Got it. Just wondered is it news or personal recommendation. I did not use it as well, just heard it still does not work properly. So I checked

miguel_perez · November 4, 2017, 4:23pm

Yes, still under development for sure, also only in R, not python, but the approach has so much potential that I’d be surprised if it doesnt become fully usable soon.

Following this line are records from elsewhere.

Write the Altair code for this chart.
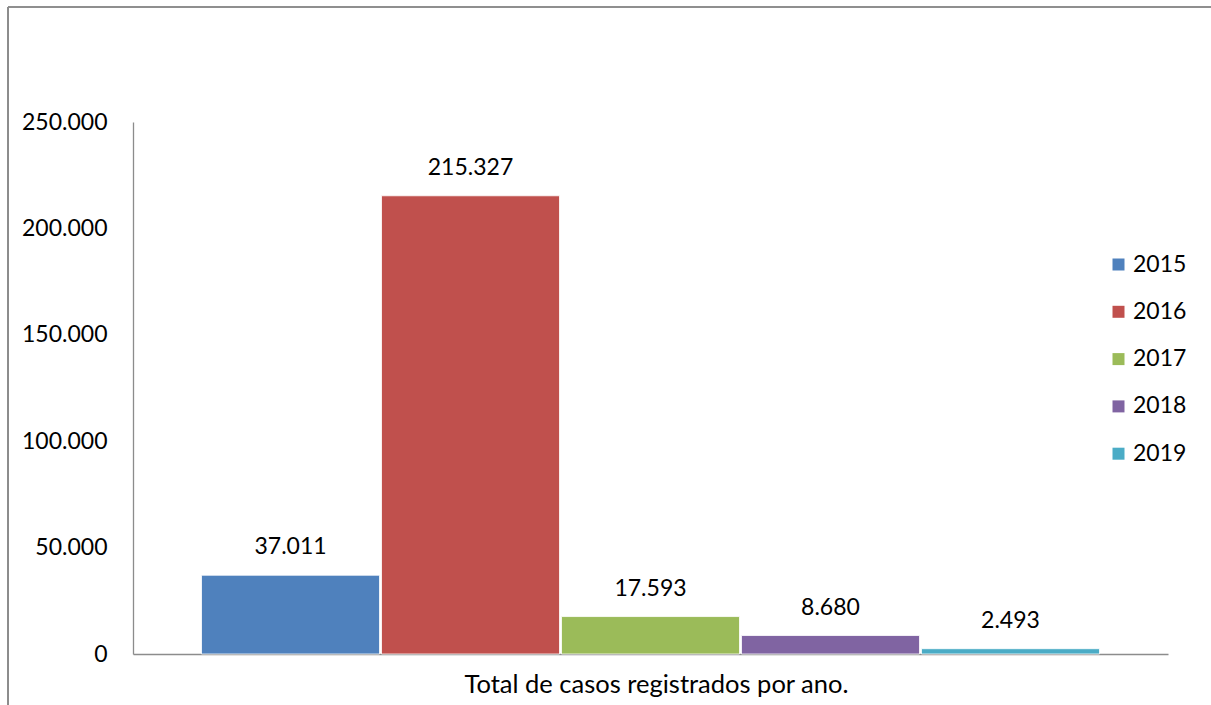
import altair as alt
import pandas as pd

# Casos registrados por ano
categoria = "Total de casos registrados por ano."
anos = ["2015", "2016", "2017", "2018", "2019"]
casos = [37011, 215327, 17593, 8680, 2493]
cores = ["#4F81BD", "#C0504D", "#9BBB59", "#8064A2", "#4BACC6"]
ticks_y = [0, 50000, 100000, 150000, 200000, 250000]

df = pd.DataFrame({"categoria": [categoria] * len(anos), "ano": anos, "casos": casos})

FONT = "Lato"
W, H = 1035, 532

x_enc = alt.X(
    "categoria:N",
    title=None,
    scale=alt.Scale(paddingInner=0, paddingOuter=0.0763),
    axis=alt.Axis(
        ticks=False, tickSize=0, domainColor="#8c8c8c", domainWidth=1.3,
        labelAngle=0, labelFont=FONT, labelFontSize=25.5, labelColor="#000000",
        labelPadding=18, labelLimit=0, labelOffset=6, grid=False,
    ),
)
xoff_enc = alt.XOffset("ano:N", scale=alt.Scale(paddingInner=0.011, paddingOuter=0))
y_enc = alt.Y(
    "casos:Q",
    title=None,
    scale=alt.Scale(domain=[0, 250000], nice=False),
    axis=alt.Axis(
        values=ticks_y, labelExpr="format(datum.value, ',')",
        ticks=False, tickSize=0, grid=False, domainColor="#8c8c8c", domainWidth=1.3,
        labelFont=FONT, labelFontSize=23, labelColor="#000000", labelPadding=26,
    ),
)

bars = alt.Chart(df).mark_bar(stroke="#ffffff", strokeWidth=0.8).encode(
    x=x_enc,
    xOffset=xoff_enc,
    y=y_enc,
    color=alt.Color(
        "ano:N",
        scale=alt.Scale(domain=anos, range=cores),
        legend=alt.Legend(
            title=None, orient="none", legendX=974, legendY=131, padding=0,
            symbolType="square", symbolSize=144, symbolStrokeWidth=0,
            labelFont=FONT, labelFontSize=23, labelColor="#000000",
            rowPadding=23.3, labelOffset=3,
        ),
    ),
)

labels = alt.Chart(df).mark_text(
    font=FONT, fontSize=23, color="#000000", baseline="middle", dy=-28
).encode(
    x=x_enc,
    xOffset=xoff_enc,
    y=y_enc,
    text=alt.Text("casos:Q", format=","),
)

# moldura do gráfico (bordas esquerda e superior)
frame_left = alt.Chart(df).mark_rule(color="#8c8c8c", strokeWidth=1.2).encode(
    x=alt.value(-125), y=alt.value(-115), y2=alt.value(600)
)
frame_top = alt.Chart(df).mark_rule(color="#8c8c8c", strokeWidth=1.2).encode(
    x=alt.value(-125), x2=alt.value(1100), y=alt.value(-115)
)

chart = (
    alt.layer(frame_left, frame_top, bars, labels)
    .properties(
        width=W, height=H,
        autosize=alt.AutoSizeParams(type="none"),
        padding={"left": 133, "top": 122, "right": 43, "bottom": 51},
        background="#ffffff",
    )
    .configure(
        locale={
            "number": {
                "decimal": ",", "thousands": ".", "grouping": [3],
                "currency": ["R$", ""],
            }
        }
    )
    .configure_view(stroke=None)
)

chart.save("out.html", embed_options={"renderer": "svg", "actions": False})
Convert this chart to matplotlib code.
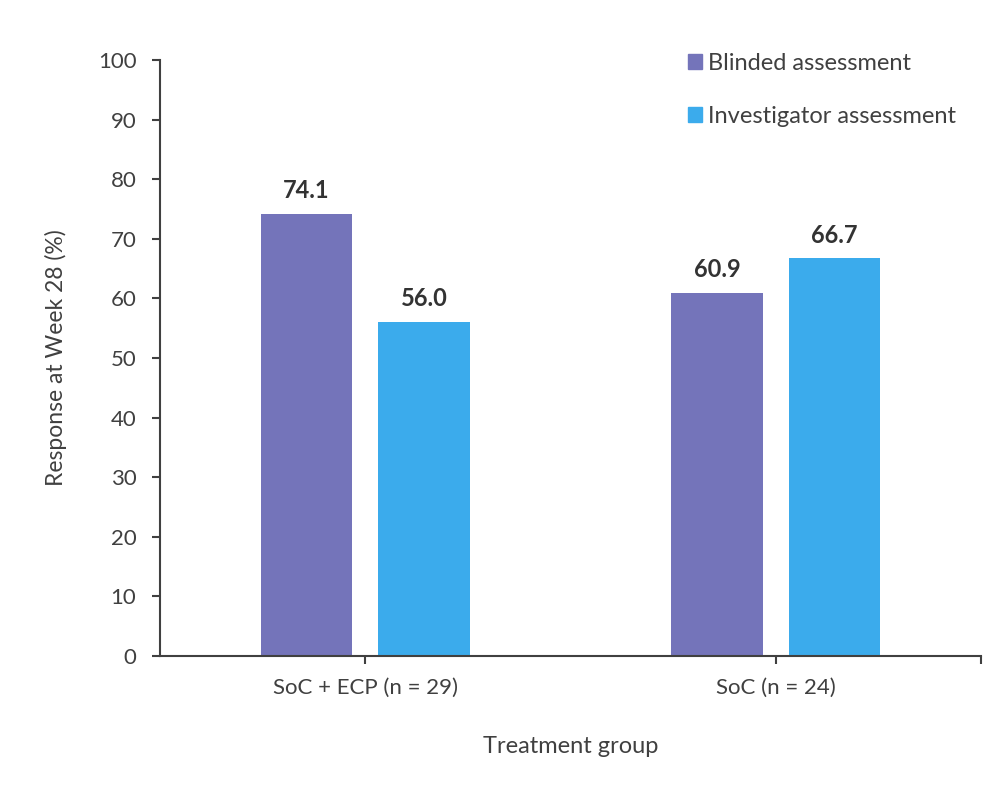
import matplotlib
matplotlib.use("Agg")
import matplotlib.pyplot as plt
import numpy as np
from matplotlib.patches import Patch

categories = ["SoC + ECP (n = 29)", "SoC (n = 24)"]
series_names = ["Blinded assessment", "Investigator assessment"]
blinded = [74.1, 60.9]
investigator = [56.0, 66.7]
colors = ["#7474BA", "#3BABEC"]
yticks = list(range(0, 101, 10))

plt.rcParams['font.family'] = ['Lato', 'DejaVu Sans']
text_c = "#404040"
fig = plt.figure(figsize=(10, 7.96), dpi=100)
ax = fig.add_axes([0.160, 1 - 656/796, 0.821, (656 - 60)/796])

x = np.arange(len(categories))
w = 0.222
off = 0.143
for vals, dx, c in [(blinded, -off, colors[0]), (investigator, off, colors[1])]:
    bars = ax.bar(x + dx, vals, width=w, color=c, zorder=2)
    for b, v in zip(bars, vals):
        ax.text(b.get_x() + b.get_width()/2, v + 2.0, f"{v:.1f}", ha="center", va="bottom",
                fontsize=17, fontweight="bold", color="#333333")

ax.set_xlim(-0.5, 1.5)
ax.set_ylim(0, 100)
ax.set_yticks(yticks)
ax.set_xticks(x)
ax.set_xticklabels(categories)
ax.set_xticks([1.5], minor=True)
for s in ["top", "right"]:
    ax.spines[s].set_visible(False)
for s in ["left", "bottom"]:
    ax.spines[s].set_color("#404040")
    ax.spines[s].set_linewidth(1.5)
ax.tick_params(axis="both", which="both", colors="#404040", width=1.5, length=6,
               labelsize=16, labelcolor=text_c)
ax.tick_params(axis="x", pad=10)
ax.tick_params(axis="y", pad=11)
ax.set_ylabel("Response at Week 28 (%)", fontsize=16.5, color=text_c, labelpad=22)
ax.set_xlabel("Treatment group", fontsize=17, color=text_c, labelpad=27)

handles = [Patch(color=c, label=n) for c, n in zip(colors, series_names)]
leg = ax.legend(handles=handles, loc="upper left", bbox_to_anchor=(0.617, 1.047), frameon=False,
                fontsize=17, handlelength=0.6, handleheight=0.6, handletextpad=0.25,
                labelspacing=1.35)
for t in leg.get_texts():
    t.set_color(text_c)

fig.savefig("out.png", dpi=100)
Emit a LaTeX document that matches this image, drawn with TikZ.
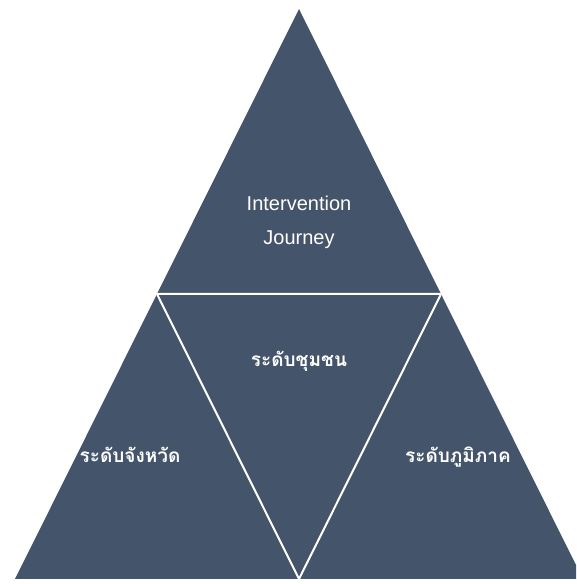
\documentclass[tikz,border=0pt]{standalone}
\usepackage{fontspec}
\setmainfont{Liberation Sans}
\newfontfamily\thaifont[Script=Thai]{Loma}
\definecolor{slate}{HTML}{44546A}

\begin{document}
\begin{tikzpicture}[
    x=1pt, y=1pt,
    label/.style={text=white,font=\fontsize{20}{22}\selectfont,inner sep=0pt,anchor=base},
    thailabel/.style={label,font=\thaifont\bfseries\fontsize{19}{21}\selectfont}]
    \useasboundingbox (0, 0) rectangle (576, 584);
    \clip (0, 0) rectangle (576, 584);

    % Ecken
    \coordinate (top) at (299, 575);
    \coordinate (left) at (15, 5);
    \coordinate (right) at (583, 5);
    \coordinate (ml) at (157, 290);
    \coordinate (mr) at (441, 290);
    \coordinate (mb) at (299, 5);

    % Dreieck
    \fill[slate] (top) -- (right) -- (left) -- cycle;
    \draw[white,line width=2pt] (ml) -- (mr) -- (mb) -- cycle;

    % Beschriftungen
    \node[label] (intervention) at (299, 373) {Intervention};
    \node[label] (journey) at (299, 339) {Journey};
    \node[thailabel] (chumchon) at (299, 217) {ระดับชุมชน};
    \node[thailabel] (changwat) at (130, 121) {ระดับจังหวัด};
    \node[thailabel] (phumiphak) at (458, 121) {ระดับภูมิภาค};
\end{tikzpicture}
\end{document}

Consider a good thing to have on the “radar”

jeremy · November 4, 2017, 5:03pm

I took a look - it’s nice, but note that the same thing has been available for Python random forests for a couple of years now Random forest interpretation with scikit-learn | Diving into data

wgpubs · November 4, 2017, 6:03pm

Is there a recommended way to work with unix timestamps in Pandas and the FastAI framework?

I’ve always gone through the process of loading the dataframe, converting the timestamps to python datetime objects, and going from there. Don’t know if there is a better a way or if the FastAI framework may be able to work directly with a unix timstamp to do it’s feature engineering of datetime objects (e.g., something like a “add_datepart_from_unix_timesampt()” or “add_datepart(…, incoming_format=“unix-timestamp”)”).

jeremy · November 4, 2017, 6:07pm

You should convert them to datetimes, as shown here: https://pandas.pydata.org/pandas-docs/stable/timeseries.html#epoch-timestamps

miguel_perez · November 4, 2017, 6:35pm

Ouch… had no idea (and I know quite a few Python-ers that aren’t aware either), sorry for that…!

abi · November 4, 2017, 9:46pm

Question after watching lesson 2 on Random Forests:

So is ExtraTreesRegressor (which samples rows and cols from the full dataset for each tree) equivalent to RandomForestRegressor + max_features attribute set to something + set_rf_samples?

If so, why can’t one just use ExtraTreesRegressor instead of manually coding the set_rf_samples function?

jeremy · November 4, 2017, 10:56pm

Hey no need to be sorry @miguel_perez! Always appreciate input on this forum

jeremy · November 4, 2017, 10:57pm

No not the same. Xtra trees randomly samples a few splits, rather than looking for the optimal split for a feature

abi · November 4, 2017, 11:04pm

Ah! subtle but important difference. Thank you Jeremy.

rrherr · November 5, 2017, 1:01am

What about BaggingRegressor, which has max_samples parameter… could that be an alternative to set_rf_samples?